Toleran adalah Watak Masyarakat Nusantara

Pada hakikat dan prakteknya, masyarakat Indonesia adalah masyarakat yang sudah terbiasa dengan  perbedaan. Sejak dulu, karakter masyarakat Nusantara adalah masyarakat yang beragam, tetapi dapat hidup dalam keragaman. Tidak hanya persoalan suku, etnik dan budaya, tetapi persoalan keyakinan dan agama hidup dalam watak karakter masyarakat yang toleran. 

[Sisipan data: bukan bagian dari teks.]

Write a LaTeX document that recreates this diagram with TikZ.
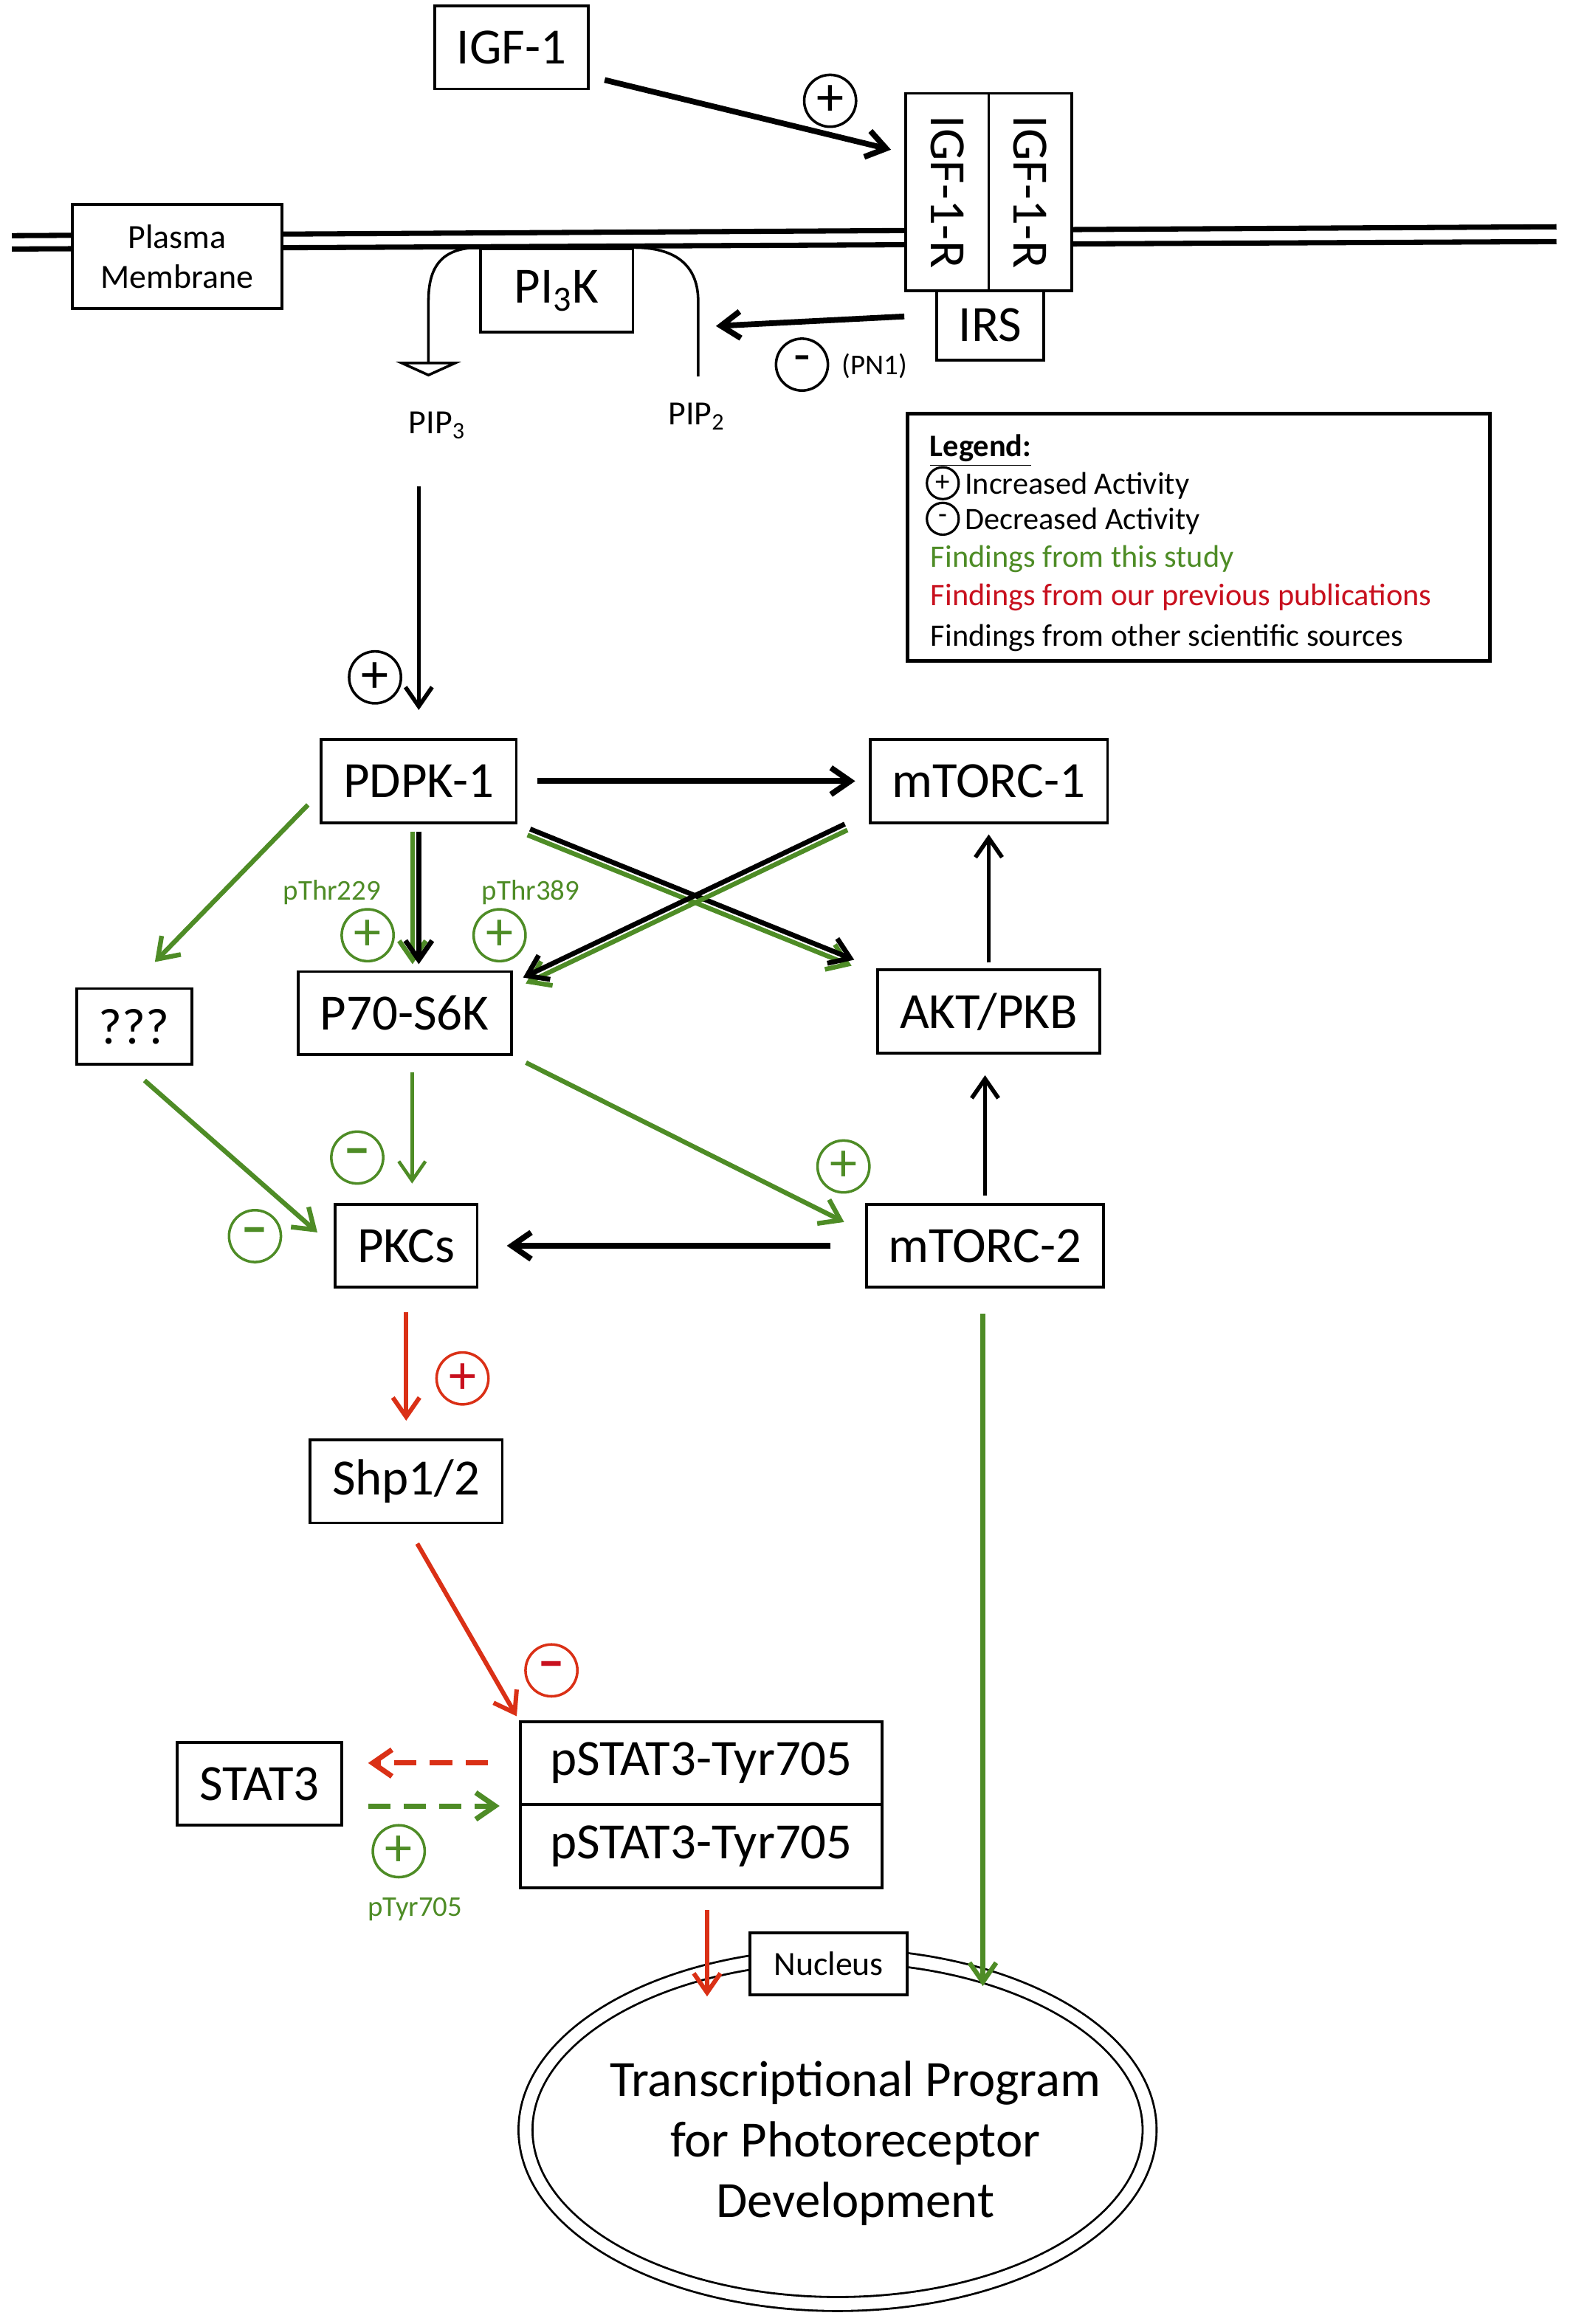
\documentclass[tikz,border=0pt]{standalone}
\usepackage{fontspec}
\setmainfont{Carlito}
\usepackage{xcolor}
\usepackage{graphicx}
\usepackage{tikz}
\usetikzlibrary{shapes,arrows.meta,positioning,calc}

\definecolor{studygreen}{RGB}{78,140,38}
\definecolor{pubred}{RGB}{218,48,22}
\definecolor{legendred}{RGB}{200,16,30}

\begin{document}
\begin{tikzpicture}[
        x=0.2mm, y=-0.2mm,
        >={Straight Barb[length=2.6mm,width=3.6mm]},
        box/.style={draw=black, line width=1.1pt, fill=white, inner xsep=3mm, inner ysep=0pt, minimum height=11.2mm, font=\fontsize{19.5}{23}\selectfont},
        smallbox/.style={draw=black, line width=1.1pt, fill=white, inner sep=0pt, align=center, font=\fontsize{13}{15.4}\selectfont},
        sign/.style={circle, draw, line width=1pt, minimum size=7mm, inner sep=0pt, font=\fontsize{21}{21}\selectfont},
        smallsign/.style={circle, draw, line width=0.9pt, minimum size=4.3mm, inner sep=0pt, font=\fontsize{11}{11}\selectfont},
        tag/.style={font=\fontsize{11}{13}\selectfont},
        legendtext/.style={anchor=base west, inner sep=0pt, font=\fontsize{12}{14}\selectfont},
        blk/.style={->, line width=1.6pt},
        heavy/.style={->, line width=2.2pt},
        grn/.style={->, draw=studygreen, line width=1.8pt},
        rd/.style={->, draw=pubred, line width=1.7pt}
    ]
        \useasboundingbox (0,0) rectangle (1059,1568);

        % Membrane
        \draw[line width=2pt] (8,159) -- (1050,153);
        \draw[line width=2pt] (8,168) -- (1050,163);

        % Receptor and membrane nodes
        \node[box] (IGF) at (345,32) {IGF-1};
        \node[box, minimum width=11.2mm, minimum height=26.6mm, inner sep=0pt] (R1) at (639,129.5) {\rotatebox{-90}{IGF-1-R}};
        \node[box, minimum width=11.2mm, minimum height=26.6mm, inner sep=0pt] (R2) at (695,129.5) {\rotatebox{-90}{IGF-1-R}};
        \node[box, minimum width=14.4mm, minimum height=9.4mm, inner sep=0pt] (IRS) at (668,219.5) {IRS};
        \node[box, minimum width=20.6mm] (PI3K) at (375.5,196) {PI\textsubscript{3}K};
        \node[smallbox, minimum width=28.2mm, minimum height=14mm] (PM) at (119.5,173) {Plasma\\Membrane};
        \node[font=\fontsize{13}{15}\selectfont] (PIP3) at (295,287) {PIP\textsubscript{3}};
        \node[font=\fontsize{13}{15}\selectfont] (PIP2) at (470,281) {PIP\textsubscript{2}};

        % PI3K arms
        \draw[line width=1pt, -{Triangle[open, width=8.8mm, length=2mm]}] (PI3K.north west) .. controls +(-26,0) and +(0,-22) .. ++(-34,36) -- ++(0,51);
        \draw[line width=1pt] (PI3K.north east) .. controls +(30,0) and +(0,-22) .. ++(43,36) -- ++(0,51);

        % Legend
        \node[draw, line width=1.4pt, minimum width=78.6mm, minimum height=33.4mm, inner sep=0pt] (legend) at (808.5,362.5) {};
        \node[legendtext] (legtitle) at (627,308) {\underline{\textbf{Legend:}}};
        \node[smallsign] (legplus) at (636,326) {+};
        \node[legendtext] (leginc) at (650.5,333.5) {Increased Activity};
        \node[smallsign] (legminus) at (636,350) {-};
        \node[legendtext] (legdec) at (650.5,357.5) {Decreased Activity};
        \node[legendtext, text=studygreen] (legstudy) at (627.5,382.5) {Findings from this study};
        \node[legendtext, text=legendred] (legprev) at (627.5,408.5) {Findings from our previous publications};
        \node[legendtext] (legother) at (627.5,436) {Findings from other scientific sources};

        % Pathway nodes
        \node[box] (PDPK) at (282.5,527) {PDPK-1};
        \node[box] (M1) at (667,527) {mTORC-1};
        \node[box] (P70) at (273,683.5) {P70-S6K};
        \node[box] (AKT) at (667,682.5) {AKT/PKB};
        \node[box, minimum height=10.2mm] (Q) at (90.5,692.5) {???};
        \node[box] (M2) at (664.5,840.5) {mTORC-2};
        \node[box] (PKC) at (274,840.5) {PKCs};
        \node[box] (Shp) at (274,999.5) {Shp1/2};
        \node[box] (ST) at (175,1203.5) {STAT3};
        \node[box, minimum width=48.8mm] (pS1) at (473,1189.5) {pSTAT3-Tyr705};
        \node[box, minimum width=48.8mm, below=-1.1pt of pS1] (pS2) {pSTAT3-Tyr705};

        % Nucleus
        \node[ellipse, draw, line width=0.8pt, double, double distance=1.6mm, minimum width=84.2mm, minimum height=47mm, inner sep=0pt] (nuc) at (565,1437) {};
        \node[smallbox, minimum width=21.2mm, minimum height=8.4mm] (nuclab) at (559,1325) {Nucleus};
        \node[font=\fontsize{19.5}{23.3}\selectfont, align=center] (prog) at (577,1446) {Transcriptional Program\\for Photoreceptor\\Development};
        \coordinate (redin) at (477,1347);
        \coordinate (grnin) at (663,1340);

        % Signs
        \node[sign] (s1) at (560,68) {+};
        \node[sign] (s2) at (541,246) {-};
        \node[tag] (PN1) at (590,247) {(PN1)};
        \node[sign] (s3) at (253,457) {+};
        \node[sign, draw=studygreen, text=studygreen] (s4) at (248,631) {+};
        \node[tag, text=studygreen] (thr229) at (224,602) {pThr229};
        \node[sign, draw=studygreen, text=studygreen] (s5) at (337,631) {+};
        \node[tag, text=studygreen] (thr389) at (358,602) {pThr389};
        \node[sign, draw=studygreen, text=studygreen] (s6) at (241,781) {\textbf{–}};
        \node[sign, draw=studygreen, text=studygreen] (s7) at (172,834) {\textbf{–}};
        \node[sign, draw=studygreen, text=studygreen] (s8) at (569,787) {+};
        \node[sign, draw=pubred, text=legendred] (s9) at (312,930) {+};
        \node[sign, draw=pubred, text=legendred] (s10) at (372,1127) {\textbf{–}};
        \node[sign, draw=studygreen, text=studygreen] (s11) at (269,1249) {+};
        \node[tag, text=studygreen] (tyr705) at (280,1288) {pTyr705};

        % Edges
        \draw[heavy] ($(IGF.south east)+(10,-7)$) -- ($(R1.west)+(-9,-28.5)$);
        \draw[heavy] ($(IRS.west)+(-21,-6)$) -- ($(PI3K.east)+(55,24)$);
        \draw[blk, shorten <=5.2mm, shorten >=3.8mm] (PIP3.south -| PDPK.north) -- (PDPK.north);
        \draw[heavy, shorten <=2.6mm, shorten >=1.8mm] (PDPK) -- (M1);
        \draw[grn, transform canvas={xshift=-2.4pt}, shorten <=1mm, shorten >=0.8mm] (PDPK.south) -- (PDPK.south |- P70.north);
        \draw[blk, line width=1.9pt, shorten <=1mm, shorten >=0.8mm] (PDPK.south) -- (PDPK.south |- P70.north);
        \draw[grn, transform canvas={shift={(-1pt,-2.3pt)}}, shorten <=1.8mm, shorten >=3.2mm] (PDPK.south east) -- (AKT.north west);
        \draw[blk, line width=1.9pt, shorten <=1.8mm, shorten >=3.2mm] (PDPK.south east) -- (AKT.north west);
        \draw[grn, transform canvas={shift={(1pt,-2.3pt)}}] ($(M1.south west)+(-16,0)$) -- ($(P70.north east)+(7,5)$);
        \draw[blk, line width=1.9pt] ($(M1.south west)+(-16,0)$) -- ($(P70.north east)+(7,5)$);
        \draw[blk, shorten <=0.8mm, shorten >=1.4mm] (AKT.north) -- (M1.south);
        \draw[blk, shorten <=1mm, shorten >=2.8mm] (M2.north) -- (M2.north |- AKT.south);
        \draw[grn] ($(PDPK.west)+(-8,16)$) -- ($(Q.north)+(14,-17)$);
        \draw[grn] ($(Q.south)+(7,10)$) -- ($(PKC.west)+(-11,-9)$);
        \draw[grn, line width=1.3pt, shorten <=2.2mm, shorten >=2.6mm] ($(P70.south)+(5,0)$) -- ($(PKC.north)+(4,0)$);
        \draw[grn, shorten <=2mm] (P70.south east) -- ($(M2.west)+(-14,-16)$);
        \draw[heavy, shorten <=4.6mm, shorten >=3.8mm] (M2.west) -- (PKC.east);
        \draw[rd, shorten <=3.2mm, shorten >=2.4mm] (PKC.south) -- (Shp.north);
        \draw[rd, shorten <=3mm, shorten >=0.6mm] (Shp.south) -- (pS1.north west);
        \draw[rd, line width=2pt, dash pattern=on 3mm off 1.8mm, shorten <=4.2mm, shorten >=3.4mm] (pS1.west) -- (pS1.west -| ST.east);
        \draw[grn, line width=2pt, dash pattern=on 3mm off 1.8mm, shorten <=3.4mm, shorten >=2.6mm] (ST.east |- pS1.south) -- (pS1.south west);
        \draw[rd, shorten <=2.8mm] (pS2.south -| redin) -- (redin);
        \draw[grn, shorten <=3.4mm] (M2.south -| grnin) -- (grnin);
    \end{tikzpicture}
\end{document}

Banyak bukti dari sejarah masa lalu yang memperlihatkan bagaimana watak toleran dan guyub (hidup saling berdampingan dan tolong menolong) walaupun berbeda agama.Prasasti Batu Kalinga No. XXII Raja Asoka, mungkin salah satu prasasti paling terkenal yang mencerminkan watak dan karakter toleran Nusantara. Prasasti yang berisi dekrit Raja Asoka tentang kerukunan hidup beragama menyatakan beberapa hal penting misalnya, “Janganlah kita hanya menghormati agama sendiri dan mencela agama orang lain, tanpa dasar dan alasan yang kuat”. “Sebaliknya agama orang lain pun hendaknya dihormati atas dasar-dasar tertentu”.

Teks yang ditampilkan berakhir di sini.